:: REQUIRED TASK ::
Print the records below exactly, starting at the first line and stopping after the line that contains "const y = d3.scaleLinear().domain([0, 5]).range([374, 14]);". Leave out any pictures.

:: WORKING DATA ::
***
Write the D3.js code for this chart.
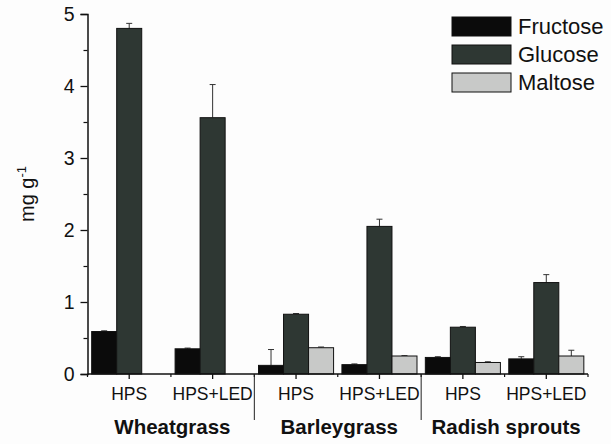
<!DOCTYPE html>
<html><head><meta charset="utf-8">
<script src="https://cdn.jsdelivr.net/npm/d3@7"></script>
<style>body{margin:0;background:#fdfdfd}svg{display:block}text{font-family:"Liberation Sans",Arial,sans-serif;fill:#111}</style>
</head><body>
<script>
const groups = ["Wheatgrass", "Barleygrass", "Radish sprouts"];
const treatments = ["HPS", "HPS+LED"];
const categories = ["Wheatgrass|HPS","Wheatgrass|HPS+LED","Barleygrass|HPS","Barleygrass|HPS+LED","Radish sprouts|HPS","Radish sprouts|HPS+LED"];
const series = ["Fructose", "Glucose", "Maltose"];
const fructose = [0.59, 0.35, 0.12, 0.13, 0.23, 0.21];
const glucose  = [4.80, 3.56, 0.83, 2.05, 0.65, 1.27];
const maltose  = [0, 0, 0.365, 0.25, 0.16, 0.25];
const fructoseErr = [0.01, 0.01, 0.22, 0.01, 0.01, 0.03];
const glucoseErr  = [0.07, 0.46, 0.01, 0.10, 0.01, 0.11];
const maltoseErr  = [0, 0, 0.01, 0.005, 0.01, 0.08];
const yTicks = [0, 1, 2, 3, 4, 5];

const values = [fructose, glucose, maltose];
const errs = [fructoseErr, glucoseErr, maltoseErr];
const colors = ["#0b0b0b", "#2e3733", "#c8c9c8"];

const W = 611, H = 444;
const svg = d3.select("body").append("svg").attr("width", W).attr("height", H);

const x0 = d3.scaleBand().domain(categories).range([87.5, 588]).paddingInner(0.1).paddingOuter(0.05);
const x1 = d3.scaleBand().domain(series).range([0, x0.bandwidth()]);
const y = d3.scaleLinear().domain([0, 5]).range([374, 14]);

// bars
series.forEach((s, si) => {
  const g = svg.append("g");
  categories.forEach((c, ci) => {
    const v = values[si][ci];
    if (v <= 0) return;
    const bx = x0(c) + x1(s);
    const e = errs[si][ci];
    g.append("line").attr("x1", bx + x1.bandwidth()/2).attr("x2", bx + x1.bandwidth()/2)
      .attr("y1", y(v)).attr("y2", y(v + e)).attr("stroke", "#333").attr("stroke-width", 1);
    g.append("line").attr("x1", bx + x1.bandwidth()/2 - 3).attr("x2", bx + x1.bandwidth()/2 + 3)
      .attr("y1", y(v + e)).attr("y2", y(v + e)).attr("stroke", "#333").attr("stroke-width", 1);
    g.append("rect").attr("x", bx).attr("y", y(v)).attr("width", x1.bandwidth())
      .attr("height", y(0) - y(v)).attr("fill", colors[si]).attr("stroke", "#111").attr("stroke-width", 1);
  });
});

// y axis
const yAxis = d3.axisLeft(y).tickValues(yTicks).tickFormat(d3.format("d")).tickSize(7).tickPadding(6);
const ya = svg.append("g").attr("transform", "translate(87.5,0)").call(yAxis);
ya.select(".domain").attr("stroke", "#111").attr("stroke-width", 1.5);
ya.selectAll(".tick line").attr("stroke", "#111").attr("stroke-width", 1.3);
ya.selectAll(".tick text").style("font-size", "19.5px").attr("fill", "#111");
const yMinor = d3.axisLeft(y).tickValues([0.5,1.5,2.5,3.5,4.5]).tickFormat("").tickSize(4);
const ym = svg.append("g").attr("transform", "translate(87.5,0)").call(yMinor);
ym.select(".domain").remove();
ym.selectAll(".tick line").attr("stroke", "#111").attr("stroke-width", 1.2);

// x axis
const xa = svg.append("g").attr("transform", "translate(0,374)");
xa.append("line").attr("x1", 87.5).attr("x2", 588).attr("stroke", "#111").attr("stroke-width", 1.5);
categories.forEach((c, ci) => {
  const cx = x0(c) + x0.bandwidth()/2;
  xa.append("line").attr("x1", cx).attr("x2", cx).attr("y1", 0).attr("y2", 5).attr("stroke", "#111").attr("stroke-width", 1.3);
  xa.append("text").attr("x", cx).attr("y", 26).attr("text-anchor", "middle").style("font-size", "17.5px")
    .text(c.split("|")[1]);
});
const step = x0.step();
d3.range(0, 7).forEach(i => {
  const bx = x0(categories[0]) - x0.paddingOuter() * step + i * step;
  xa.append("line").attr("x1", bx).attr("x2", bx).attr("y1", 0).attr("y2", 3).attr("stroke", "#111").attr("stroke-width", 1.2);
});
[2, 4].forEach(i => {
  const bx = x0(categories[0]) - x0.paddingOuter() * step + i * step;
  xa.append("line").attr("x1", bx).attr("x2", bx).attr("y1", 0).attr("y2", 46).attr("stroke", "#222").attr("stroke-width", 1);
});
groups.forEach((gname, gi) => {
  const a = x0(categories[gi*2]), b = x0(categories[gi*2+1]) + x0.bandwidth();
  xa.append("text").attr("x", (a + b)/2 + 1.5).attr("y", 60).attr("text-anchor", "middle")
    .style("font-size", "20.5px").style("font-weight", "bold").text(gname);
});

// y label
const yl = svg.append("text").attr("transform", "translate(34,194) rotate(-90)").attr("text-anchor", "middle").style("font-size", "20px");
yl.append("tspan").text("mg g");
yl.append("tspan").attr("dy", -8).style("font-size", "13px").text("-1");

// legend
const lg = svg.append("g").attr("transform", "translate(452,17)");
series.forEach((s, i) => {
  lg.append("rect").attr("x", 0).attr("y", i*28).attr("width", 59).attr("height", 19)
    .attr("fill", colors[i]).attr("stroke", "#111").attr("stroke-width", 1);
  lg.append("text").attr("x", 66).attr("y", i*28 + 17).style("font-size", "22px").text(s);
});
</script>
</body></html>
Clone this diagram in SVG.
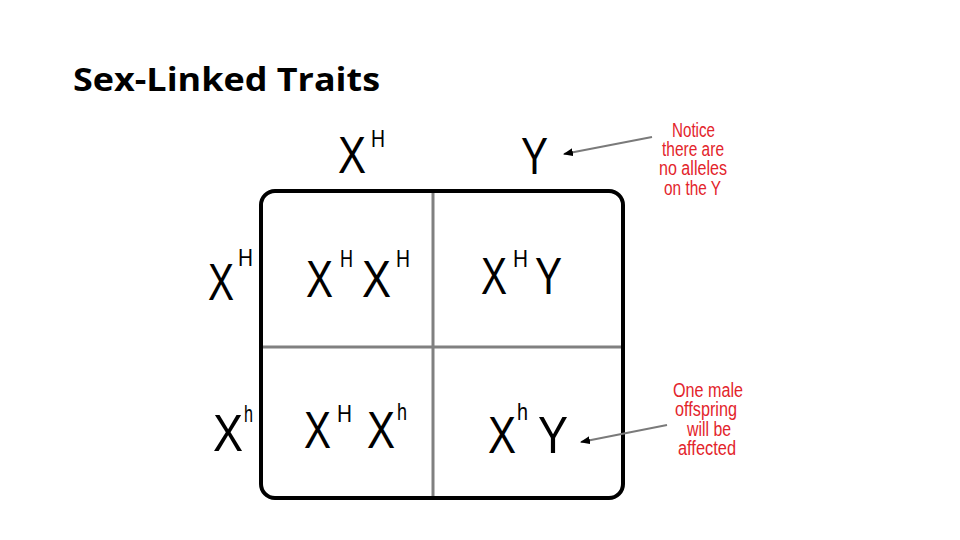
<svg xmlns="http://www.w3.org/2000/svg" width="960" height="540" viewBox="0 0 960 540">
<style>
.g{font-family:"Liberation Sans",Arial,sans-serif;fill:#000}
.big{font-size:52px}
.sup{font-size:24px}
.note{font-family:"Liberation Sans",Arial,sans-serif;font-size:20px;fill:#e3242b;text-anchor:start}
.title{font-family:"Open Sans","Liberation Sans",sans-serif;font-weight:bold;font-size:32px;fill:#000}
.div{stroke:#808080;stroke-width:3}
.arr{stroke:#7a7a7a;stroke-width:2;fill:none;marker-end:url(#ah)}
</style>
<defs>
<marker id="ah" markerWidth="10" markerHeight="8" refX="9" refY="4" orient="auto" markerUnits="userSpaceOnUse">
<path d="M0,0 L10,4 L0,8 Z" fill="#000"/>
</marker>
</defs>
<rect width="960" height="540" fill="#fff"/>
<text class="title" x="73" y="91" textLength="307" lengthAdjust="spacingAndGlyphs">Sex-Linked Traits</text>

<g id="square">
<rect x="261" y="191" width="362" height="307" rx="14" fill="none" stroke="#000" stroke-width="4"/>
<line class="div" x1="433" y1="193" x2="433" y2="496"/>
<line class="div" x1="263" y1="347" x2="621" y2="347"/>
</g>

<g id="parent-top-XH" class="g">
<text class="big" x="338" y="173" textLength="28" lengthAdjust="spacingAndGlyphs">X</text>
<text class="sup" x="371" y="147" textLength="14" lengthAdjust="spacingAndGlyphs">H</text>
</g>
<g id="parent-top-Y" class="g">
<text class="big" x="521" y="174" textLength="27" lengthAdjust="spacingAndGlyphs">Y</text>
</g>
<g id="parent-left-XH" class="g">
<text class="big" x="208" y="300" textLength="26" lengthAdjust="spacingAndGlyphs">X</text>
<text class="sup" x="238" y="266" textLength="15" lengthAdjust="spacingAndGlyphs">H</text>
</g>
<g id="parent-left-Xh" class="g">
<text class="big" x="213" y="451" textLength="30" lengthAdjust="spacingAndGlyphs">X</text>
<text class="sup" x="244" y="422" textLength="9" lengthAdjust="spacingAndGlyphs">h</text>
</g>

<g id="cell-XHXH" class="g">
<text class="big" x="306" y="297" textLength="27" lengthAdjust="spacingAndGlyphs">X</text>
<text class="sup" x="340" y="267" textLength="13" lengthAdjust="spacingAndGlyphs">H</text>
<text class="big" x="362" y="297" textLength="29" lengthAdjust="spacingAndGlyphs">X</text>
<text class="sup" x="396" y="267" textLength="14" lengthAdjust="spacingAndGlyphs">H</text>
</g>
<g id="cell-XHY" class="g">
<text class="big" x="481" y="294" textLength="26" lengthAdjust="spacingAndGlyphs">X</text>
<text class="sup" x="513" y="267" textLength="15" lengthAdjust="spacingAndGlyphs">H</text>
<text class="big" x="535" y="294" textLength="27" lengthAdjust="spacingAndGlyphs">Y</text>
</g>
<g id="cell-XHXh" class="g">
<text class="big" x="304" y="448" textLength="27" lengthAdjust="spacingAndGlyphs">X</text>
<text class="sup" x="337" y="422" textLength="15" lengthAdjust="spacingAndGlyphs">H</text>
<text class="big" x="367" y="448" textLength="28" lengthAdjust="spacingAndGlyphs">X</text>
<text class="sup" x="397" y="420" textLength="10" lengthAdjust="spacingAndGlyphs">h</text>
</g>
<g id="cell-XhY" class="g">
<text class="big" x="488" y="453" textLength="28" lengthAdjust="spacingAndGlyphs">X</text>
<text class="sup" x="517" y="420" textLength="11" lengthAdjust="spacingAndGlyphs">h</text>
<text class="big" x="538" y="453" textLength="30" lengthAdjust="spacingAndGlyphs">Y</text>
</g>

<g id="note-top">
<text class="note" x="672" y="137" textLength="43" lengthAdjust="spacingAndGlyphs">Notice</text>
<text class="note" x="662" y="156" textLength="62" lengthAdjust="spacingAndGlyphs">there are</text>
<text class="note" x="659" y="175" textLength="68" lengthAdjust="spacingAndGlyphs">no alleles</text>
<text class="note" x="664" y="195" textLength="57" lengthAdjust="spacingAndGlyphs">on the Y</text>
</g>
<g id="note-bottom">
<text class="note" x="673" y="397" textLength="70" lengthAdjust="spacingAndGlyphs">One male</text>
<text class="note" x="675" y="416" textLength="62" lengthAdjust="spacingAndGlyphs">offspring</text>
<text class="note" x="687" y="436" textLength="44" lengthAdjust="spacingAndGlyphs">will be</text>
<text class="note" x="678" y="455" textLength="58" lengthAdjust="spacingAndGlyphs">affected</text>
</g>

<g id="connectors">
<line class="arr" x1="652" y1="137" x2="564" y2="154"/>
<line class="arr" x1="667" y1="425" x2="581" y2="442"/>
</g>
</svg>
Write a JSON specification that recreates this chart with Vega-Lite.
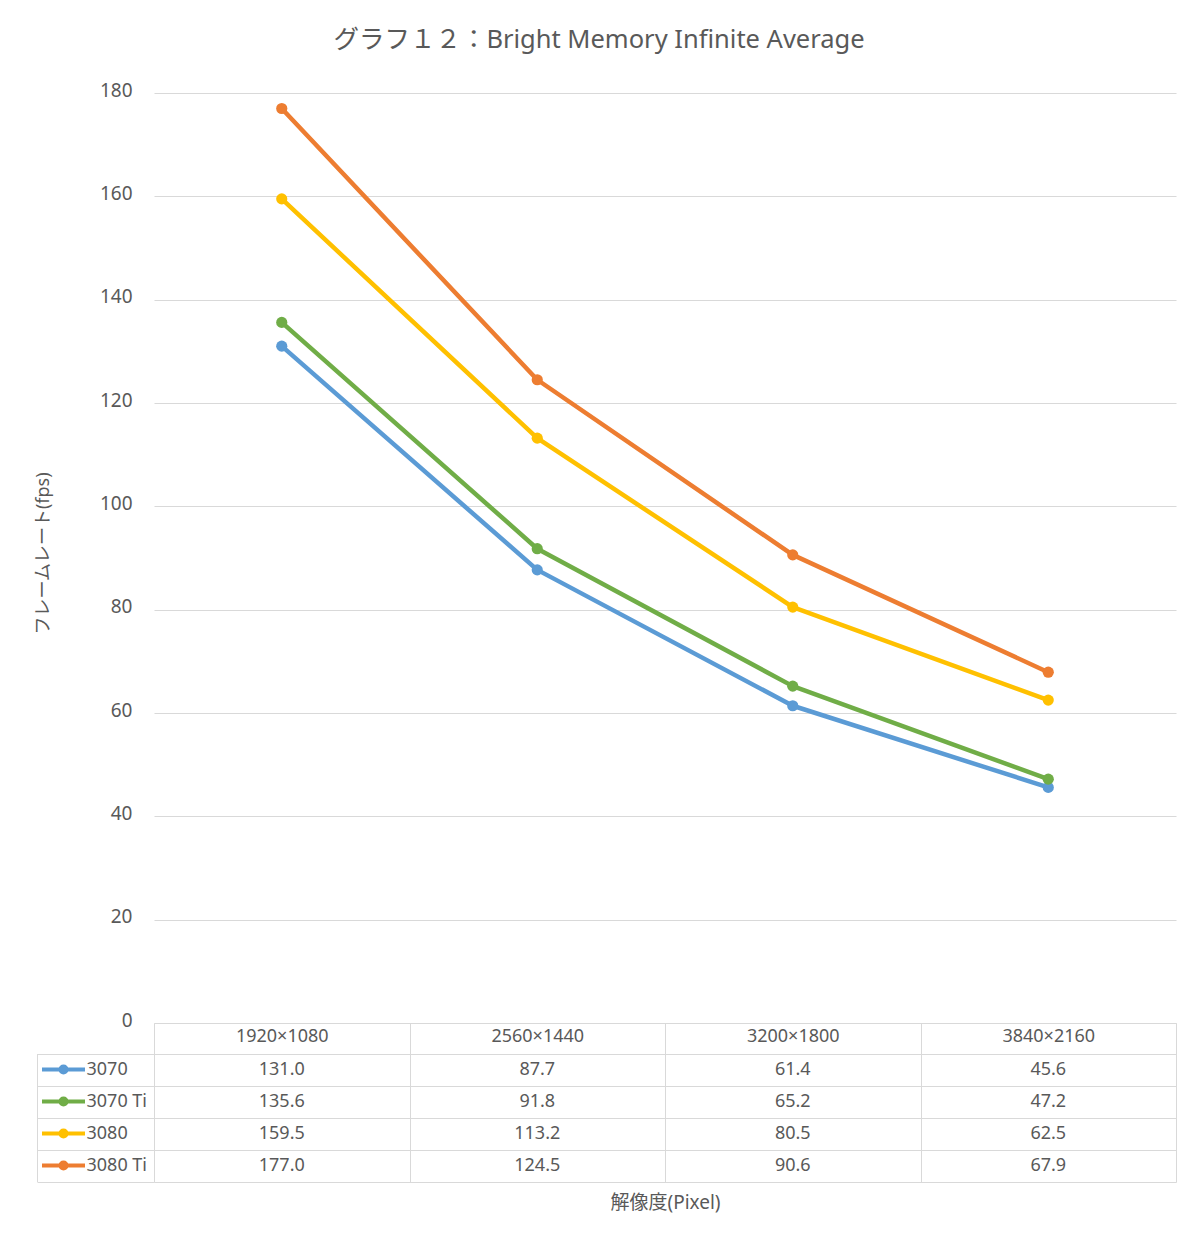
***
:: FINAL RESULT ::
Write the D3.js code for this chart.
<!DOCTYPE html>
<html><head><meta charset="utf-8">
<script src="https://cdn.jsdelivr.net/npm/d3@7"></script>
<style>body{margin:0;background:#fdfdfd}svg{display:block}text{font-family:"Liberation Sans",Arial,sans-serif;fill:#111}</style>
</head><body>
<script>
const groups = ["Wheatgrass", "Barleygrass", "Radish sprouts"];
const treatments = ["HPS", "HPS+LED"];
const categories = ["Wheatgrass|HPS","Wheatgrass|HPS+LED","Barleygrass|HPS","Barleygrass|HPS+LED","Radish sprouts|HPS","Radish sprouts|HPS+LED"];
const series = ["Fructose", "Glucose", "Maltose"];
const fructose = [0.59, 0.35, 0.12, 0.13, 0.23, 0.21];
const glucose  = [4.80, 3.56, 0.83, 2.05, 0.65, 1.27];
const maltose  = [0, 0, 0.365, 0.25, 0.16, 0.25];
const fructoseErr = [0.01, 0.01, 0.22, 0.01, 0.01, 0.03];
const glucoseErr  = [0.07, 0.46, 0.01, 0.10, 0.01, 0.11];
const maltoseErr  = [0, 0, 0.01, 0.005, 0.01, 0.08];
const yTicks = [0, 1, 2, 3, 4, 5];

const values = [fructose, glucose, maltose];
const errs = [fructoseErr, glucoseErr, maltoseErr];
const colors = ["#0b0b0b", "#2e3733", "#c8c9c8"];

const W = 611, H = 444;
const svg = d3.select("body").append("svg").attr("width", W).attr("height", H);

const x0 = d3.scaleBand().domain(categories).range([87.5, 588]).paddingInner(0.1).paddingOuter(0.05);
const x1 = d3.scaleBand().domain(series).range([0, x0.bandwidth()]);
const y = d3.scaleLinear().domain([0, 5]).range([374, 14]);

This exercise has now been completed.